- _Exercise_
Without any pictures, restate the lines from the one containing "Convert this chart to matplotlib code." to the one containing "import matplotlib.pyplot as plt", word for word, ends included.

--- start Data for this exercise ---

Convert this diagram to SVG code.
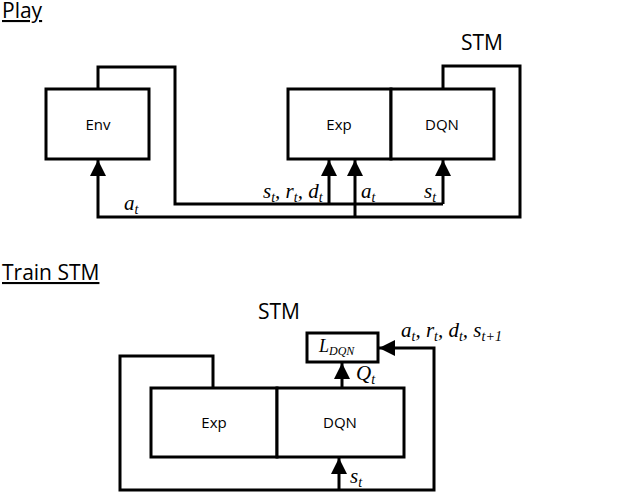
<svg xmlns="http://www.w3.org/2000/svg" width="640" height="494" viewBox="0 0 640 494">
<style>
.b{fill:#fff;stroke:#000;stroke-width:3}
.l{fill:none;stroke:#000;stroke-width:3}
.t{font-family:"Open Sans","DejaVu Sans",sans-serif;font-size:15px;text-anchor:middle}
.h{font-family:"Open Sans","DejaVu Sans",sans-serif;font-size:21px}
.m{font-family:"Liberation Serif",serif;font-style:italic;font-size:21px}
.s{font-size:14px}
</style>
<defs>
<marker id="ar" viewBox="0 0 10 10" refX="10" refY="5" markerWidth="16" markerHeight="16" markerUnits="userSpaceOnUse" orient="auto"><path d="M0,0L10,5L0,10z"/></marker></defs>
<rect width="640" height="494" fill="#fff"/>
<text class="h" x="2" y="18" text-decoration="underline">Play</text>
<text class="h" x="482" y="50" text-anchor="middle">STM</text>
<text class="h" x="2" y="280" text-decoration="underline">Train STM</text>
<text class="h" x="279" y="319" text-anchor="middle">STM</text>
<g id="connectors">
<path class="l" d="M98,89V67H175V204H443"/>
<path class="l" d="M443,89V66H520V217H98V160" marker-end="url(#ar)"/>
<path class="l" d="M329,204V160" marker-end="url(#ar)"/>
<path class="l" d="M355,217V160" marker-end="url(#ar)"/>
<path class="l" d="M443,204V160" marker-end="url(#ar)"/>
<path class="l" d="M213,388V356H120V490H434V348H379" marker-end="url(#ar)"/>
<path class="l" d="M339,490V458" marker-end="url(#ar)"/>
<path class="l" d="M342,388V363" marker-end="url(#ar)"/>
</g>
<g id="env"><rect class="b" x="46" y="89" width="103" height="70"/><text class="t" x="98" y="130">Env</text></g>
<g id="exp"><rect class="b" x="288" y="89" width="103" height="70"/><text class="t" x="339" y="130">Exp</text></g>
<g id="dqn"><rect class="b" x="391" y="89" width="103" height="70"/><text class="t" x="442" y="130">DQN</text></g>
<g id="exp2"><rect class="b" x="151" y="388" width="126" height="69"/><text class="t" x="214" y="428">Exp</text></g>
<g id="dqn2"><rect class="b" x="277" y="388" width="127" height="69"/><text class="t" x="340" y="428">DQN</text></g>
<g id="ldqn"><rect class="b" x="307" y="333" width="71" height="29"/><text class="m" x="319" y="352" style="font-size:18px">L<tspan style="font-size:12px" dy="3">DQN</tspan></text></g>
<g>
<text class="m" x="124" y="210">a<tspan class="s" dy="4">t</tspan></text>
<text class="m" x="263" y="198">s<tspan class="s" dy="4">t</tspan><tspan dy="-4">, r</tspan><tspan class="s" dy="4">t</tspan><tspan dy="-4">, d</tspan><tspan class="s" dy="4">t</tspan></text>
<text class="m" x="361" y="198">a<tspan class="s" dy="4">t</tspan></text>
<text class="m" x="424" y="198">s<tspan class="s" dy="4">t</tspan></text>
<text class="m" x="401" y="337">a<tspan class="s" dy="4">t</tspan><tspan dy="-4">, r</tspan><tspan class="s" dy="4">t</tspan><tspan dy="-4">, d</tspan><tspan class="s" dy="4">t</tspan><tspan dy="-4">, s</tspan><tspan class="s" dy="4">t+1</tspan></text>
<text class="m" x="356" y="380">Q<tspan class="s" dy="4">t</tspan></text>
<text class="m" x="350" y="483">s<tspan class="s" dy="4">t</tspan></text>
</g>
</svg>
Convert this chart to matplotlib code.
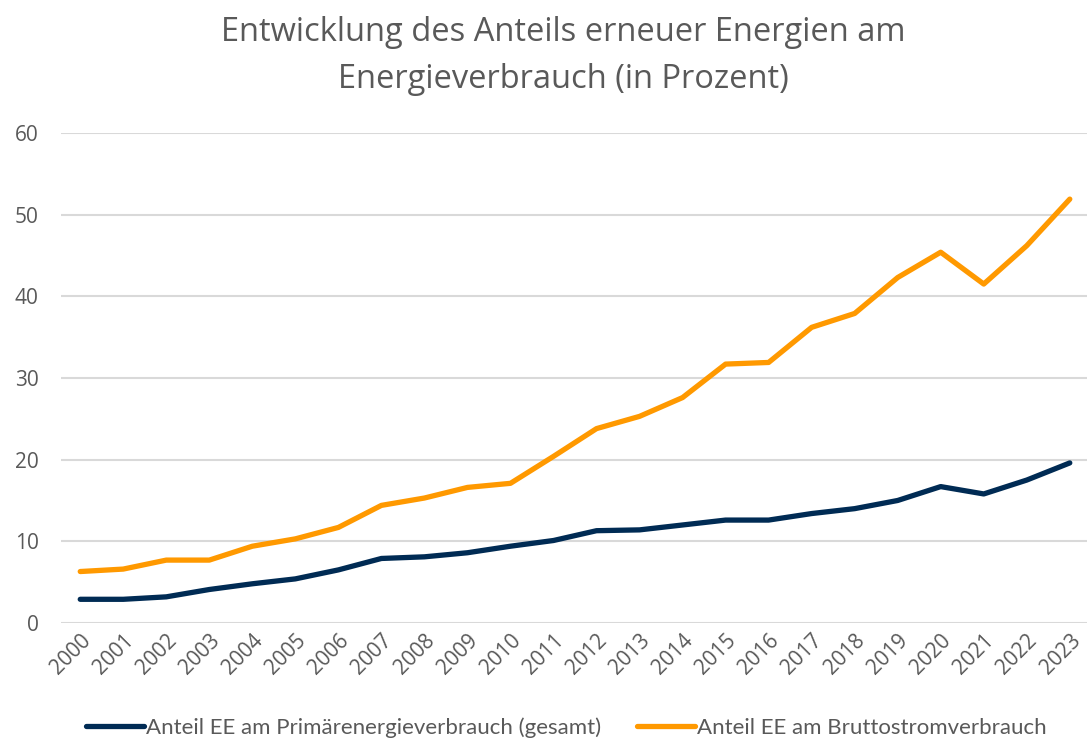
import matplotlib.pyplot as plt

years = [str(y) for y in range(2000, 2024)]
primaer = [2.9, 2.9, 3.2, 4.1, 4.8, 5.4, 6.5, 7.9, 8.1, 8.6, 9.4, 10.1,
           11.3, 11.4, 12.0, 12.6, 12.6, 13.4, 14.0, 15.0, 16.7, 15.8, 17.5, 19.6]
strom = [6.3, 6.6, 7.7, 7.7, 9.4, 10.3, 11.7, 14.4, 15.3, 16.6, 17.1, 20.4,
         23.8, 25.3, 27.6, 31.7, 31.9, 36.2, 37.9, 42.3, 45.4, 41.5, 46.2, 51.9]
labels = ['Anteil EE am Primärenergieverbrauch (gesamt)',
          'Anteil EE am Bruttostromverbrauch']
title = 'Entwicklung des Anteils erneuer Energien am\nEnergieverbrauch (in Prozent)'

grey = '#595959'
navy = '#002b54'
orange = '#ff9900'

fig = plt.figure(figsize=(10.87, 7.42), dpi=100)
ax = fig.add_axes([0.056, 0.1604, 0.944, 0.6604])

x = range(len(years))
ax.plot(x, primaer, color=navy, lw=3.8, solid_capstyle='round', label=labels[0])
ax.plot(x, strom, color=orange, lw=3.8, solid_capstyle='round', label=labels[1])

ax.set_ylim(0, 60)
ax.set_yticks(range(0, 61, 10))
ax.set_xlim(-0.45, 23.4)
ax.set_xticks(list(x))
ax.set_xticklabels(years, rotation=45, ha='right', rotation_mode='anchor')
ax.grid(axis='y', color='#d9d9d9', lw=1.5)
ax.set_axisbelow(True)
for s in ax.spines.values():
    s.set_visible(False)
ax.tick_params(length=0, labelsize=15, colors=grey)
ax.tick_params(axis='y', pad=16)
ax.tick_params(axis='x', pad=5)
for t in ax.get_xticklabels() + ax.get_yticklabels():
    t.set_family('Open Sans')

fig.text(0.518, 0.978, title, ha='center', va='top', fontsize=23.5,
         color=grey, family='Open Sans', linespacing=1.55)

fig.legend(loc='center', bbox_to_anchor=(0.521, 0.019), ncol=2, frameon=False,
           prop={'family': 'Lato', 'size': 16}, labelcolor=grey,
           handlelength=2.6, handletextpad=0.1, columnspacing=1.6)

fig.savefig('out.png', dpi=100)
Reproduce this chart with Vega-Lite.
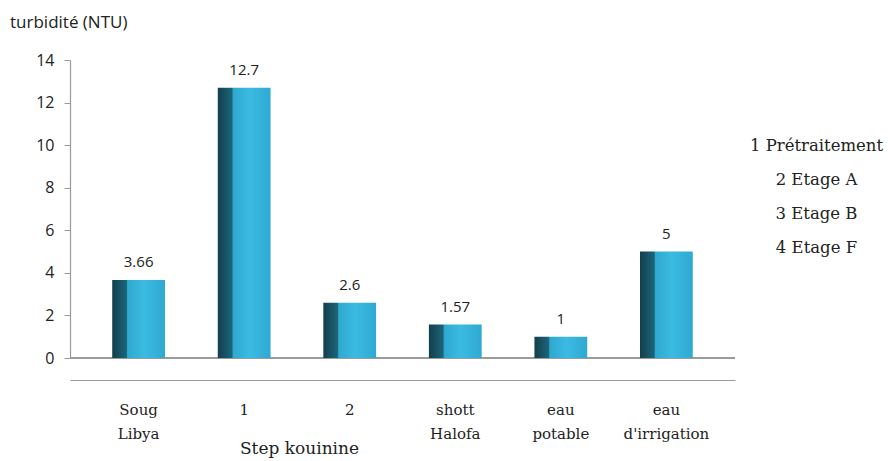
{
  "$schema": "https://vega.github.io/schema/vega-lite/v6.json",
  "width": 665,
  "height": 298,
  "padding": {"left": 10, "top": 14, "right": 5, "bottom": 5},
  "background": "white",
  "config": {"view": {"stroke": null}},
  "title": {
    "text": "turbidité (NTU)",
    "anchor": "start",
    "frame": "group",
    "dx": -60,
    "offset": 20,
    "font": "Open Sans",
    "fontSize": 17,
    "fontWeight": "normal",
    "color": "#222222"
  },
  "datasets": {
    "bars": [
      {"site": "Soug|Libya", "turbidite": 3.66},
      {"site": "1", "turbidite": 12.7},
      {"site": "2", "turbidite": 2.6},
      {"site": "shott|Halofa", "turbidite": 1.57},
      {"site": "eau|potable", "turbidite": 1},
      {"site": "eau|d'irrigation", "turbidite": 5}
    ],
    "notes": [
      {"note": "1 Prétraitement"},
      {"note": "2 Etage A"},
      {"note": "3 Etage B"},
      {"note": "4 Etage F"}
    ]
  },
  "layer": [
    {
      "data": {"name": "bars"},
      "mark": {"type": "rule", "color": "#9a9a9a", "strokeWidth": 1.2},
      "encoding": {"y": {"datum": 0, "type": "quantitative"}}
    },
    {
      "data": {"name": "bars"},
      "mark": {
        "type": "bar",
        "color": {
          "gradient": "linear",
          "x1": 0, "y1": 0, "x2": 1, "y2": 0,
          "stops": [
            {"offset": 0, "color": "#123f4d"},
            {"offset": 0.27, "color": "#1d6479"},
            {"offset": 0.29, "color": "#2ea8cf"},
            {"offset": 0.6, "color": "#3bbbe2"},
            {"offset": 1, "color": "#2fa9d2"}
          ]
        }
      },
      "encoding": {
        "x": {
          "field": "site",
          "type": "nominal",
          "sort": null,
          "scale": {"paddingInner": 0.5, "paddingOuter": 0.4},
          "axis": {
            "labelExpr": "split(datum.value, '|')",
            "labelAngle": 0,
            "labelFont": "DejaVu Serif",
            "labelFontSize": 15,
            "labelColor": "#222222",
            "labelPadding": 22,
            "labelBaseline": "top",
            "labelLineHeight": 24,
            "offset": 22,
            "ticks": false,
            "domainColor": "#9a9a9a",
            "domainWidth": 1.2,
            "title": "Step kouinine",
            "titleFont": "DejaVu Serif",
            "titleFontSize": 17,
            "titleFontWeight": "normal",
            "titleColor": "#222222",
            "titleX": 229,
            "titleY": 60
          }
        },
        "y": {
          "field": "turbidite",
          "type": "quantitative",
          "scale": {"domain": [0, 14]},
          "axis": {
            "values": [0, 2, 4, 6, 8, 10, 12, 14],
            "grid": false,
            "title": null,
            "labelFont": "Open Sans",
            "labelFontSize": 16,
            "labelColor": "#222222",
            "labelPadding": 10,
            "tickSize": 6,
            "tickColor": "#9a9a9a",
            "domainColor": "#9a9a9a",
            "domainWidth": 1.2
          }
        }
      }
    },
    {
      "data": {"name": "bars"},
      "mark": {
        "type": "text",
        "dy": -10,
        "font": "Open Sans",
        "fontSize": 15,
        "color": "#222222",
        "baseline": "bottom"
      },
      "encoding": {
        "x": {"field": "site", "type": "nominal", "sort": null},
        "y": {"field": "turbidite", "type": "quantitative"},
        "text": {"field": "turbidite", "type": "quantitative"}
      }
    },
    {
      "data": {"name": "notes"},
      "mark": {"type": "text", "text": ""},
      "encoding": {
        "color": {
          "field": "note",
          "type": "nominal",
          "scale": {"range": ["#222222"]},
          "legend": {
            "orient": "none",
            "legendX": 682,
            "legendY": 78,
            "title": null,
            "symbolSize": 0,
            "symbolOpacity": 0,
            "labelAlign": "center",
            "labelOffset": 48,
            "labelFont": "DejaVu Serif",
            "labelFontSize": 16.5,
            "labelColor": "#222222",
            "rowPadding": 17
          }
        }
      }
    }
  ]
}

--- end Data for this exercise ---

- _The reply_
Convert this chart to matplotlib code.
import matplotlib.pyplot as plt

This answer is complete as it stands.